DATASET SECTION »
·····
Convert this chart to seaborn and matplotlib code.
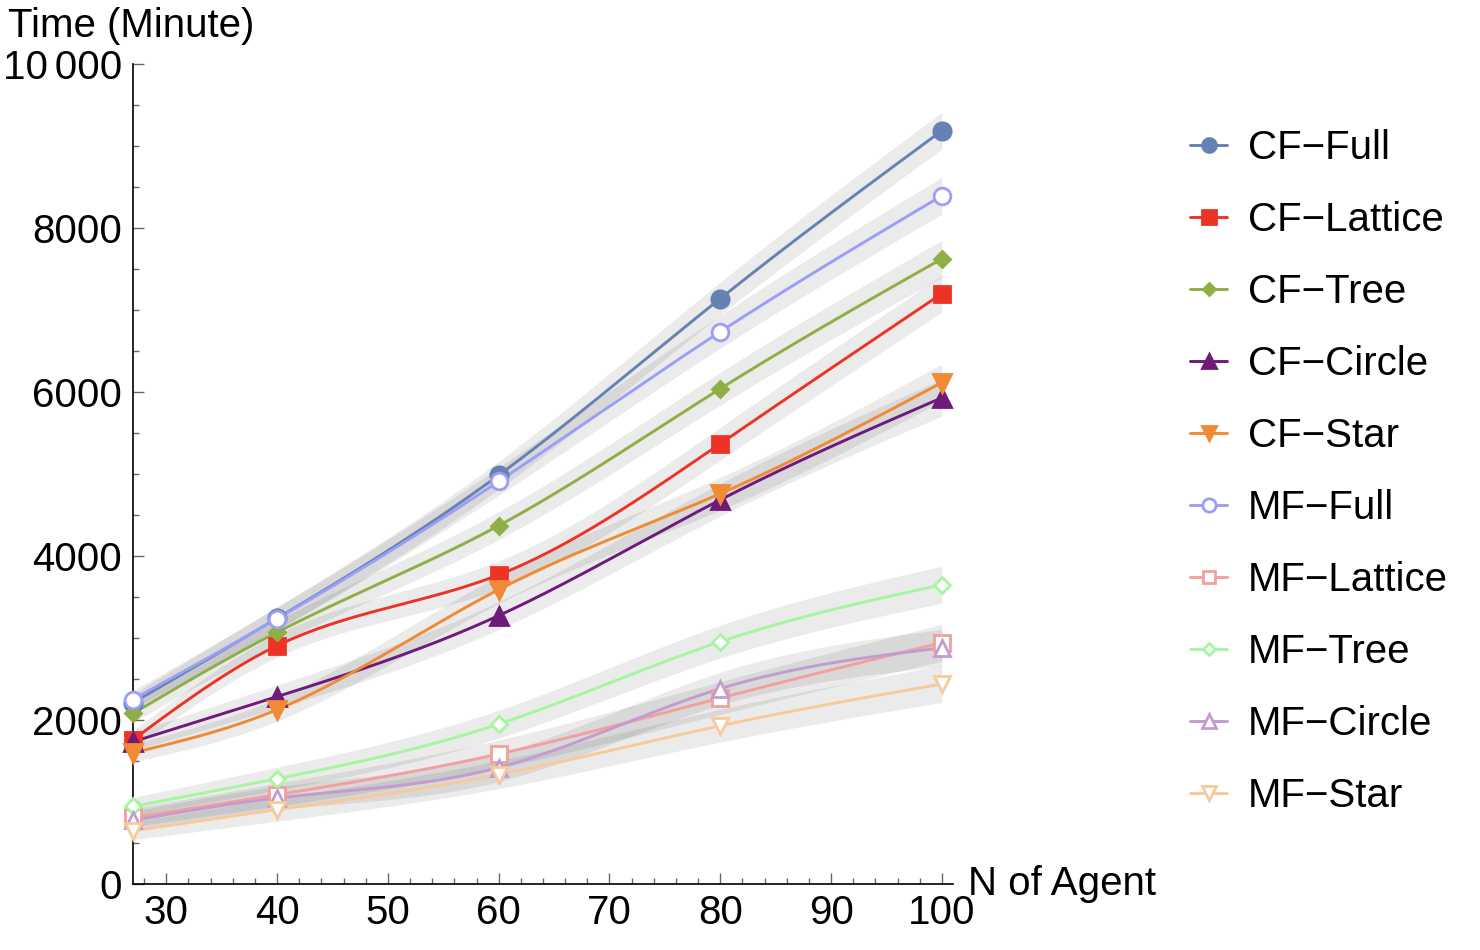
import numpy as np
import pandas as pd
import seaborn as sns
import matplotlib.pyplot as plt
from matplotlib.lines import Line2D
from matplotlib.ticker import MultipleLocator

# agent counts and mean time (minutes) per configuration
n_agents = [27, 40, 60, 80, 100]

cf_full = [2210, 3240, 4985, 7140, 9187]
cf_lattice = [1760, 2906, 3770, 5370, 7200]
cf_tree = [2080, 3070, 4370, 6040, 7625]
cf_circle = [1735, 2285, 3273, 4685, 5930]
cf_star = [1600, 2126, 3590, 4760, 6115]
mf_full = [2250, 3235, 4910, 6735, 8394]
mf_lattice = [812, 1089, 1585, 2268, 2943]
mf_tree = [946, 1284, 1950, 2955, 3650]
mf_circle = [776, 1049, 1420, 2382, 2880]
mf_star = [650, 906, 1333, 1930, 2439]

# half width of the grey uncertainty band at each agent count
band_half = [110, 140, 170, 200, 225]

labels = ['CF\u2212Full', 'CF\u2212Lattice', 'CF\u2212Tree', 'CF\u2212Circle', 'CF\u2212Star',
          'MF\u2212Full', 'MF\u2212Lattice', 'MF\u2212Tree', 'MF\u2212Circle', 'MF\u2212Star']
series = [cf_full, cf_lattice, cf_tree, cf_circle, cf_star,
          mf_full, mf_lattice, mf_tree, mf_circle, mf_star]
colors = ['#6482B4', '#EC3326', '#8FAE45', '#6F1A7B', '#F08A34',
          '#9B9EF6', '#F2A09D', '#A6F5A0', '#C29CD0', '#F8C99A']
markers = ['o', 's', 'D', '^', 'v', 'o', 's', 'D', '^', 'v']
msizes = [12.5, 12, 8, 12.5, 12.5, 12, 11.5, 8, 12, 12]
filled = [True] * 5 + [False] * 5


def natural_spline(x, y, xs):
    x = np.asarray(x, float)
    y = np.asarray(y, float)
    n = len(x)
    h = np.diff(x)
    A = np.zeros((n, n))
    b = np.zeros(n)
    A[0, 0] = A[-1, -1] = 1
    for i in range(1, n - 1):
        A[i, i - 1] = h[i - 1]
        A[i, i] = 2 * (h[i - 1] + h[i])
        A[i, i + 1] = h[i]
        b[i] = 6 * ((y[i + 1] - y[i]) / h[i] - (y[i] - y[i - 1]) / h[i - 1])
    M = np.linalg.solve(A, b)
    idx = np.clip(np.searchsorted(x, xs) - 1, 0, n - 2)
    x0, x1 = x[idx], x[idx + 1]
    hh = x1 - x0
    t0, t1 = x1 - xs, xs - x0
    return (M[idx] * t0 ** 3 / (6 * hh) + M[idx + 1] * t1 ** 3 / (6 * hh)
            + (y[idx] / hh - M[idx] * hh / 6) * t0
            + (y[idx + 1] / hh - M[idx + 1] * hh / 6) * t1)


sns.set_style('ticks')
plt.rcParams['font.family'] = ['Liberation Sans', 'DejaVu Sans']
plt.rcParams['text.color'] = 'black'
plt.rcParams['xtick.labelcolor'] = 'black'
plt.rcParams['ytick.labelcolor'] = 'black'

FS = 29

fig = plt.figure(figsize=(14.8, 9.5), dpi=100)
ax = fig.add_axes([133 / 1480, 66 / 950, 820 / 1480, 820 / 950])

xs = np.linspace(n_agents[0], n_agents[-1], 300)
bw = natural_spline(n_agents, band_half, xs)

rows = []
for lab, vals in zip(labels, series):
    ys = natural_spline(n_agents, vals, xs)
    ax.fill_between(xs, ys - bw, ys + bw, color='black', alpha=0.08, lw=0, zorder=1)
    rows.append(pd.DataFrame({'n': xs, 'time': ys, 'config': lab}))
curves = pd.concat(rows, ignore_index=True)

sns.lineplot(data=curves, x='n', y='time', hue='config', hue_order=labels,
             palette=colors, estimator=None, sort=False, lw=2.1, legend=False,
             ax=ax, zorder=3)

handles = []
for lab, vals, c, m, ms, f in zip(labels, series, colors, markers, msizes, filled):
    ax.plot(n_agents, vals, ls='none', marker=m, ms=ms, color=c,
            mfc=c if f else 'white', mec=c, mew=2, zorder=4, clip_on=False)
    handles.append(Line2D([], [], color=c, lw=2.1, marker=m, ms=ms * 0.8,
                          mfc=c if f else 'white', mec=c, mew=2))

ax.set_xlim(27, 101)
ax.set_ylim(0, 10000)
ax.xaxis.set_major_locator(MultipleLocator(10))
ax.xaxis.set_minor_locator(MultipleLocator(2))
ax.yaxis.set_minor_locator(MultipleLocator(500))
ax.set_yticks([0, 2000, 4000, 6000, 8000, 10000])
ax.set_yticklabels(['0', '2000', '4000', '6000', '8000', '10\u2006000'])
ax.tick_params(which='both', direction='in', color='#666666', labelsize=FS,
               labelcolor='black', width=1)
ax.tick_params(which='major', length=8)
ax.tick_params(which='minor', length=4)
ax.tick_params(axis='y', pad=8)
ax.tick_params(axis='x', pad=7)
for s in ['top', 'right']:
    ax.spines[s].set_visible(False)
for s in ['left', 'bottom']:
    ax.spines[s].set_color('black')
    ax.spines[s].set_linewidth(1.2)
ax.set_xlabel('')
ax.set_ylabel('')

fig.text(8 / 1480, 1 - 7 / 950, 'Time (Minute)', fontsize=FS, va='top', ha='left')
ax.text(1.018, 0.0, 'N of Agent', transform=ax.transAxes, fontsize=FS,
        va='center', ha='left')

fig.legend(handles, labels, loc='upper left', bbox_to_anchor=(1190 / 1480, 1 - 129 / 950),
           frameon=False, fontsize=FS, handlelength=0.92, handletextpad=0.52,
           labelspacing=0.845, borderaxespad=0, borderpad=0)

fig.savefig('out.png', dpi=100)
plt.close(fig)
·····
WORK TO COMPLETE »
Set the lines above down again, word for word, from the first through the one containing "n_agents = [27, 40, 60, 80, 100]"; pictures excluded.

EXERCISE ANSWER »
Convert this chart to seaborn and matplotlib code.
import numpy as np
import pandas as pd
import seaborn as sns
import matplotlib.pyplot as plt
from matplotlib.lines import Line2D
from matplotlib.ticker import MultipleLocator

# agent counts and mean time (minutes) per configuration
n_agents = [27, 40, 60, 80, 100]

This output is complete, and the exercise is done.